- What is needed:
Images should be left out, and everything else in the listing reproduced exactly.

- Rows from a dataset of charts and code:

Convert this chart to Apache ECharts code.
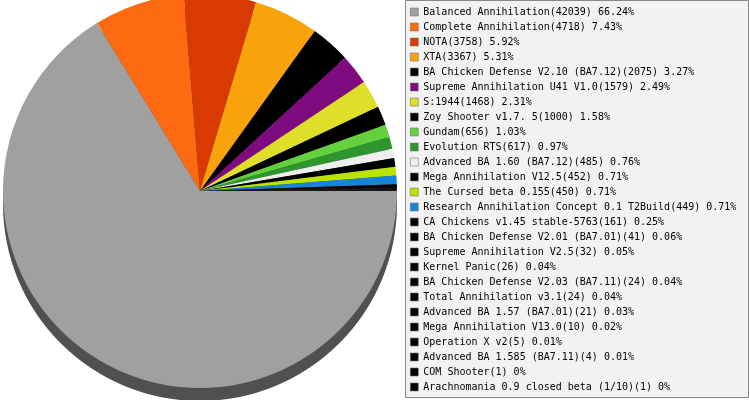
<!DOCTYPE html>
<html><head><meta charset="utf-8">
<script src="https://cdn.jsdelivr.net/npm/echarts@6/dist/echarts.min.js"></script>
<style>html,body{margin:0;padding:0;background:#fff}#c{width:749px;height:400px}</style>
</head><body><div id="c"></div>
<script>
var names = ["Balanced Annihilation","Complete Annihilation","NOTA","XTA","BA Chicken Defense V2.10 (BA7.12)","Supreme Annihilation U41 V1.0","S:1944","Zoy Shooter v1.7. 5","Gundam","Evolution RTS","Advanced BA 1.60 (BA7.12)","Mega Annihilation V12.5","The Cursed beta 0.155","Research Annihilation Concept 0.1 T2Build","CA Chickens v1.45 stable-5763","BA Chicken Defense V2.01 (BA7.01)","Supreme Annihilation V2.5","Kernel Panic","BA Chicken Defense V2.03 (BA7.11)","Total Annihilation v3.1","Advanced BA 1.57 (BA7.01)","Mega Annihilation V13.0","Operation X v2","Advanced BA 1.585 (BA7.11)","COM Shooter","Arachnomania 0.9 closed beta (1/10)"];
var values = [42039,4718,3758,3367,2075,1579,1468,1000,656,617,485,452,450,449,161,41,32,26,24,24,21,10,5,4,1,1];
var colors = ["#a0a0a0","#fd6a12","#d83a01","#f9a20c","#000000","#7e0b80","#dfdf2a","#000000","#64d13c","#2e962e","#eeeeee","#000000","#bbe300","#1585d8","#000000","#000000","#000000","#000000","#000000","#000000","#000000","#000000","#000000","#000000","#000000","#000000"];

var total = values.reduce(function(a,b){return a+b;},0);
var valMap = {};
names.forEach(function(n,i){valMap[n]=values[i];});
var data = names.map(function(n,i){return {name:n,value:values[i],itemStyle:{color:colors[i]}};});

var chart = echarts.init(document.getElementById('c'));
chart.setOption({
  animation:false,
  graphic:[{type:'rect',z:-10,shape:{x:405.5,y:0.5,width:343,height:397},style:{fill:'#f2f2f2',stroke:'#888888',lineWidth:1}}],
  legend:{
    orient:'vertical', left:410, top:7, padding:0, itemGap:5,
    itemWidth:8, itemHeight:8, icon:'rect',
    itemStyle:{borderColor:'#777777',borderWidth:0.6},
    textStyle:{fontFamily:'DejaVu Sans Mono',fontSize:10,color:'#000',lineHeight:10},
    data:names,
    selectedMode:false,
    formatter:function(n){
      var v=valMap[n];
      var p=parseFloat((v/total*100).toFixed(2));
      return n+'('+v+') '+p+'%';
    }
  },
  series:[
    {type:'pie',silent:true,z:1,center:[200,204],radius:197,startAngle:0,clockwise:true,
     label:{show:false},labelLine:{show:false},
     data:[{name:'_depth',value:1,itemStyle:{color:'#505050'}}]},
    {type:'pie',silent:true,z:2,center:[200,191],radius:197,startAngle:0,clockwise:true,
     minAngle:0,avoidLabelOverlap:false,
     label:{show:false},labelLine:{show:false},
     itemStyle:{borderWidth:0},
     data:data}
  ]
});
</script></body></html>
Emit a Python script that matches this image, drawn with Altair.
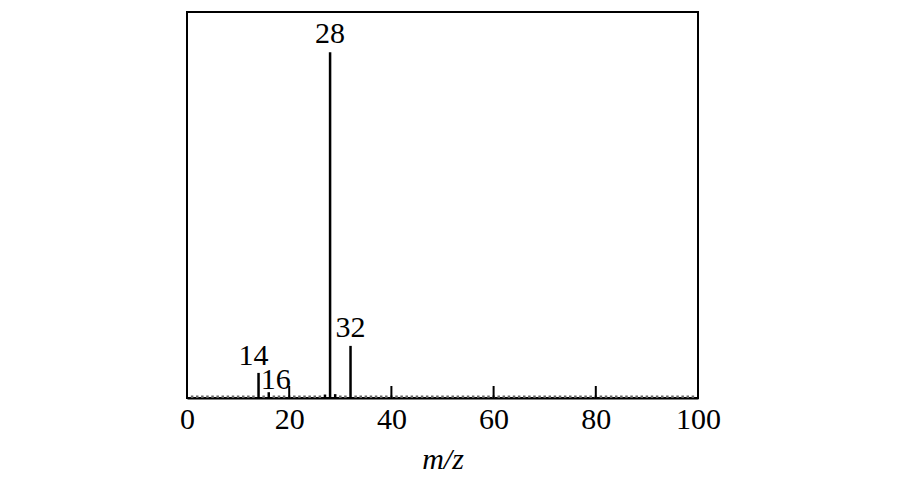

- Final result:
Convert this chart to Apache ECharts code.
<!DOCTYPE html>
<html><head><meta charset="utf-8">
<script src="https://cdn.jsdelivr.net/npm/echarts@6/dist/echarts.min.js"></script>
<style>html,body{margin:0;padding:0;background:#fff}#c{width:749px;height:400px}</style>
</head><body><div id="c"></div>
<script>
var names = ["Balanced Annihilation","Complete Annihilation","NOTA","XTA","BA Chicken Defense V2.10 (BA7.12)","Supreme Annihilation U41 V1.0","S:1944","Zoy Shooter v1.7. 5","Gundam","Evolution RTS","Advanced BA 1.60 (BA7.12)","Mega Annihilation V12.5","The Cursed beta 0.155","Research Annihilation Concept 0.1 T2Build","CA Chickens v1.45 stable-5763","BA Chicken Defense V2.01 (BA7.01)","Supreme Annihilation V2.5","Kernel Panic","BA Chicken Defense V2.03 (BA7.11)","Total Annihilation v3.1","Advanced BA 1.57 (BA7.01)","Mega Annihilation V13.0","Operation X v2","Advanced BA 1.585 (BA7.11)","COM Shooter","Arachnomania 0.9 closed beta (1/10)"];
var values = [42039,4718,3758,3367,2075,1579,1468,1000,656,617,485,452,450,449,161,41,32,26,24,24,21,10,5,4,1,1];
var colors = ["#a0a0a0","#fd6a12","#d83a01","#f9a20c","#000000","#7e0b80","#dfdf2a","#000000","#64d13c","#2e962e","#eeeeee","#000000","#bbe300","#1585d8","#000000","#000000","#000000","#000000","#000000","#000000","#000000","#000000","#000000","#000000","#000000","#000000"];

var total = values.reduce(function(a,b){return a+b;},0);
var valMap = {};
names.forEach(function(n,i){valMap[n]=values[i];});
var data = names.map(function(n,i){return {name:n,value:values[i],itemStyle:{color:colors[i]}};});

var chart = echarts.init(document.getElementById('c'));
chart.setOption({
  animation:false,
  graphic:[{type:'rect',z:-10,shape:{x:405.5,y:0.5,width:343,height:397},style:{fill:'#f2f2f2',stroke:'#888888',lineWidth:1}}],
  legend:{
    orient:'vertical', left:410, top:7, padding:0, itemGap:5,
    itemWidth:8, itemHeight:8, icon:'rect',
    itemStyle:{borderColor:'#777777',borderWidth:0.6},
    textStyle:{fontFamily:'DejaVu Sans Mono',fontSize:10,color:'#000',lineHeight:10},
    data:names,
    selectedMode:false,
    formatter:function(n){
      var v=valMap[n];
      var p=parseFloat((v/total*100).toFixed(2));
      return n+'('+v+') '+p+'%';
    }
  },
  series:[
    {type:'pie',silent:true,z:1,center:[200,204],radius:197,startAngle:0,clockwise:true,
     label:{show:false},labelLine:{show:false},
     data:[{name:'_depth',value:1,itemStyle:{color:'#505050'}}]},
    {type:'pie',silent:true,z:2,center:[200,191],radius:197,startAngle:0,clockwise:true,
     minAngle:0,avoidLabelOverlap:false,
     label:{show:false},labelLine:{show:false},
     itemStyle:{borderWidth:0},
     data:data}
  ]
});
</script></body></html>
Emit a Python script that matches this image, drawn with Altair.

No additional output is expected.